Однако радость переполняла меня не от этого сообщения, а оттого, что я жив и что третью похоронку, теперь уже на последнего, младшего сына, моя мама не получит, что вот этим весенним днем под веселый цокот копыт я еду по дороге, местами густо обсаженной цветущими деревьями. Как прошлой весной в Белоруссии. Даже красивее, наверное, потому, что весна эта, по всему видно, победная
!И вообще казалось временами, будто нет уже войны, такая благодать! Навстречу нам то и дело попадались группы освобожденных из плена, концлагерей и фашистского рабства – мужчины и женщины, и даже дети, исхудавшие, изможденные, но со счастливыми улыбками и оттаявшими взглядами. Они приветливо махали нам руками и кричали слова благодарности.
По понтонному мосту мы переправились через широкую, ныне спокойную гладь Одера, но совсем не там, где мы его форсировали. И я, наконец, догадался спросить Риту, куда же мы едем, как и где найдем свой батальон. Она сказала, что часть дороги ей уже знакома, а потом достала карту, которую дал ей Филипп Киселев, наш начштаба. На карте этой жирным красным карандашом был обозначен (или, как у военных принято говорить, «поднят») маршрут до какого-то городка. А там мы должны будем спросить у военного коменданта дорогу, если не застанем своих.
Не буду описывать всей этой длинной дороги, коснусь только нескольких примечательных событий на нашем пути. Выехали мы из госпиталя, кажется, 28 апреля, а батальон догнали к середине дня 1 мая где-то за городом Фрайенвальде, в одном из северных пригородов Берлина.
Почти в каждом доме, да и почти из каждого окна свешивались большие белые флаги-простыни в знак безоговорочной капитуляции. На улицах уже появилась немногочисленная ребятня, усиленно загоняемая взрослыми в дома, как только появлялись наши военные машины, везущие солдат, и другая техника, а тем более – танки.
Иногда попадались и большие колонны монотонно шаркавших ногами, понуро шагавших пленных немцев под конвоем советских солдат. Скорбно глядели на эти толпы местные жители. Я почему-то не заметил ни одного случая, чтобы какая-нибудь сердобольная «фрау» попыталась передать краюху хлеба или картофелину пленному, как это бывало, даже под угрозой конвоиров, когда фашисты гнали по украинским или белорусским селам наших солдат, попавших в плен. Ну что же, у каждой нации свой, как теперь принято говорить, менталитет, своя широта души.

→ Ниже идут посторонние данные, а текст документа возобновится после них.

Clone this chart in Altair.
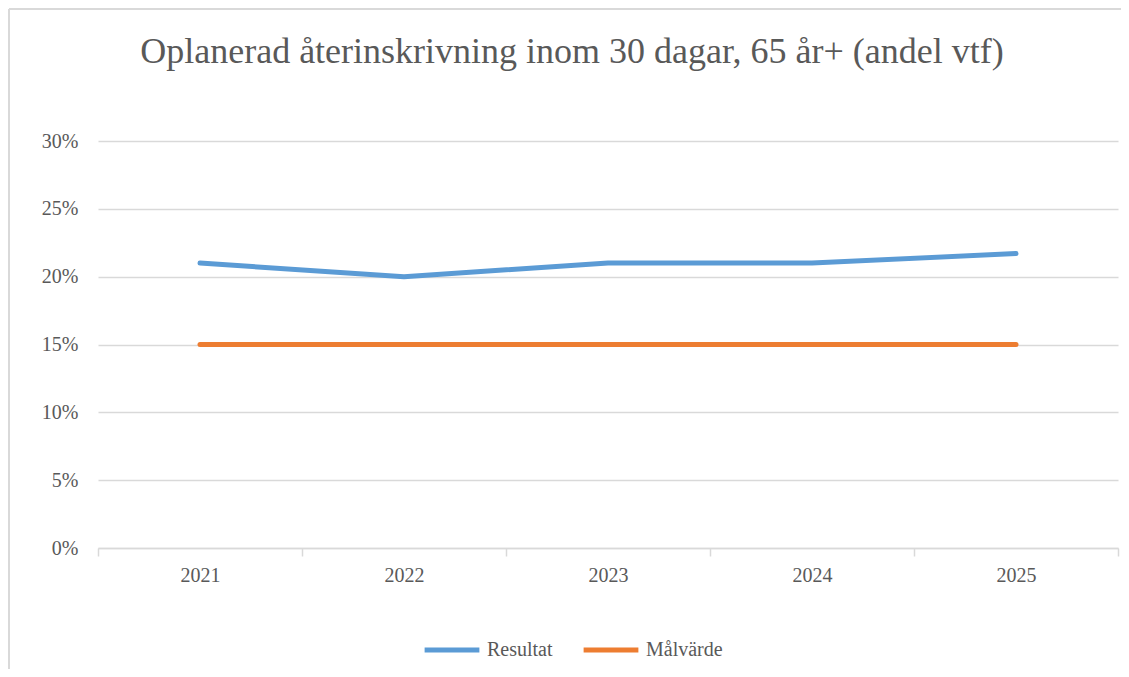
import altair as alt
import pandas as pd

years = ["2021", "2022", "2023", "2024", "2025"]
resultat = [0.21, 0.20, 0.21, 0.21, 0.217]
malvarde = [0.15, 0.15, 0.15, 0.15, 0.15]
series = ["Resultat", "Målvärde"]
colors = ["#5b9bd5", "#ed7d31"]
y_ticks = [0, 0.05, 0.10, 0.15, 0.20, 0.25, 0.30]

rows = []
for name, vals in zip(series, [resultat, malvarde]):
    for yr, v in zip(years, vals):
        rows.append({"År": yr, "Serie": name, "Värde": v})
df = pd.DataFrame(rows)

FONT = "Liberation Serif"
GRAY = "#595959"
GRID = "#d9d9d9"

lines = alt.Chart(df).mark_line(strokeWidth=5, strokeCap="round", strokeJoin="round").encode(
    x=alt.X("År:N", sort=years,
            scale=alt.Scale(type="band", paddingInner=0, paddingOuter=0),
            axis=alt.Axis(title=None, labelAngle=0, tickBand="extent", ticks=True,
                          tickSize=8, tickColor=GRID, tickWidth=1.5, domainColor=GRID,
                          domainWidth=1.5, grid=False, labelFont=FONT, labelFontSize=20,
                          labelColor=GRAY, labelPadding=9)),
    y=alt.Y("Värde:Q", scale=alt.Scale(domain=[0, 0.30], nice=False),
            axis=alt.Axis(title=None, values=y_ticks, format=".0%", ticks=False, domain=False,
                          gridColor=GRID, gridWidth=1.5, labelFont=FONT, labelFontSize=20,
                          labelColor=GRAY, labelPadding=20)),
    color=alt.Color("Serie:N", sort=series,
                    scale=alt.Scale(domain=series, range=colors),
                    legend=alt.Legend(title=None, orient="none", direction="horizontal",
                                      legendX=324, legendY=479, symbolType="stroke",
                                      symbolSize=3000, symbolStrokeWidth=5,
                                      labelFont=FONT, labelFontSize=20, labelColor=GRAY,
                                      columnPadding=20, labelOffset=5)),
)

frame_df = pd.DataFrame({"k": [0]})
left_frame = alt.Chart(frame_df).mark_rule(color=GRID, strokeWidth=2).encode(
    x=alt.value(-89), y=alt.value(-132), y2=alt.value(540))
top_frame = alt.Chart(frame_df).mark_rule(color=GRID, strokeWidth=2).encode(
    x=alt.value(-89), x2=alt.value(1023), y=alt.value(-132))

chart = alt.layer(left_frame, top_frame, lines).properties(
    width=1020, height=407,
    background="white",
    title=alt.TitleParams("Oplanerad återinskrivning inom 30 dagar, 65 år+ (andel vtf)",
                          font=FONT, fontSize=36, fontWeight="normal", color=GRAY,
                          anchor="middle", dx=-36, offset=-63),
    autosize=alt.AutoSizeParams(type="none"),
    padding={"left": 90, "top": 133, "right": 3, "bottom": 121},
).configure_view(stroke="transparent", strokeWidth=0)

chart.save("out.html", embed_options={"renderer": "svg", "actions": False})
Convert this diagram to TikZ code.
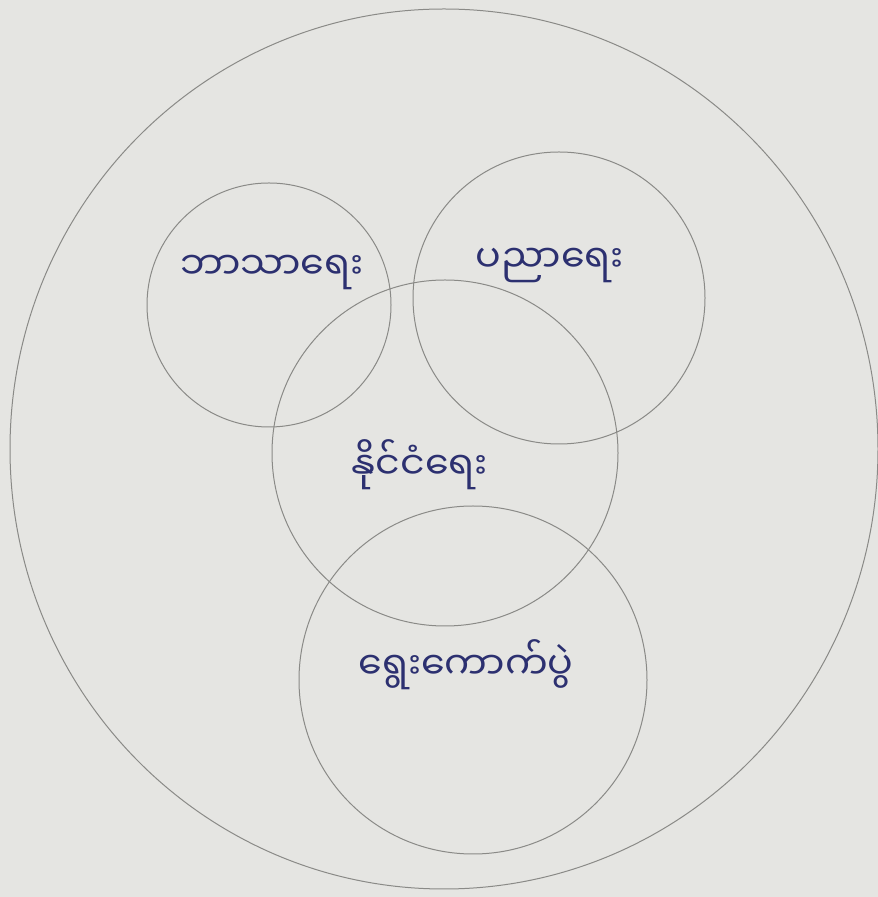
\documentclass[tikz,border=0pt]{standalone}
\usepackage{fontspec}
\newfontfamily\mmfont[Script=Myanmar]{Noto Sans Myanmar UI}
\definecolor{paper}{HTML}{E5E5E2}
\definecolor{pencil}{HTML}{8A8A87}
\definecolor{ink}{HTML}{2C3070}
\tikzset{
  ring/.style={draw=pencil, line width=1pt},
  lbl/.style={text=ink, font=\mmfont\fontsize{38}{44}\selectfont, inner sep=0pt}
}
\begin{document}
\begin{tikzpicture}[x=1pt,y=1pt]
\fill[paper] (0,0) rectangle (878,897);
\useasboundingbox (0,0) rectangle (878,897);
% outer circle
\draw[ring] (444,448) ellipse [x radius=434, y radius=440];
% inner circles
\draw[ring] (269,592) circle (122);
\draw[ring] (559,599) circle (146);
\draw[ring] (445,444) circle (173);
\draw[ring] (473,217) circle (174);
% labels
\node[lbl] (religion) at (272,625) {ဘာသာရေး};
\node[lbl] (education) at (550,632) {ပညာရေး};
\node[lbl] (politics) at (420,432) {နိုင်ငံရေး};
\node[lbl] (election) at (466,232) {ရွေးကောက်ပွဲ};
\end{tikzpicture}
\end{document}
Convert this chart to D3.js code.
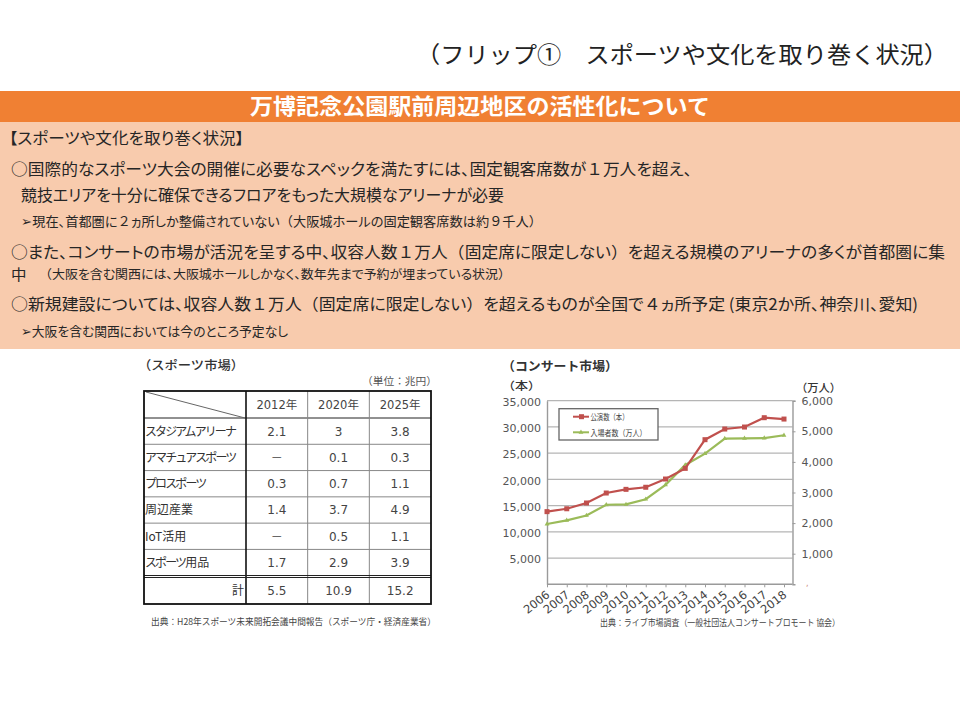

К ночи решили остановиться в небольшом городишке. Выбрали более или менее приличный дом, хозяева которого не скажу, чтобы очень радушно, но, видимо, не впервой нас, советских, пустили ночевать.
В отведенной нам комнате было все необходимое: стол, стулья, две широкие кровати с толстыми пуховыми перинами, на тумбочке стоял таз, рядом в металлическом кувшине была вода для умывания.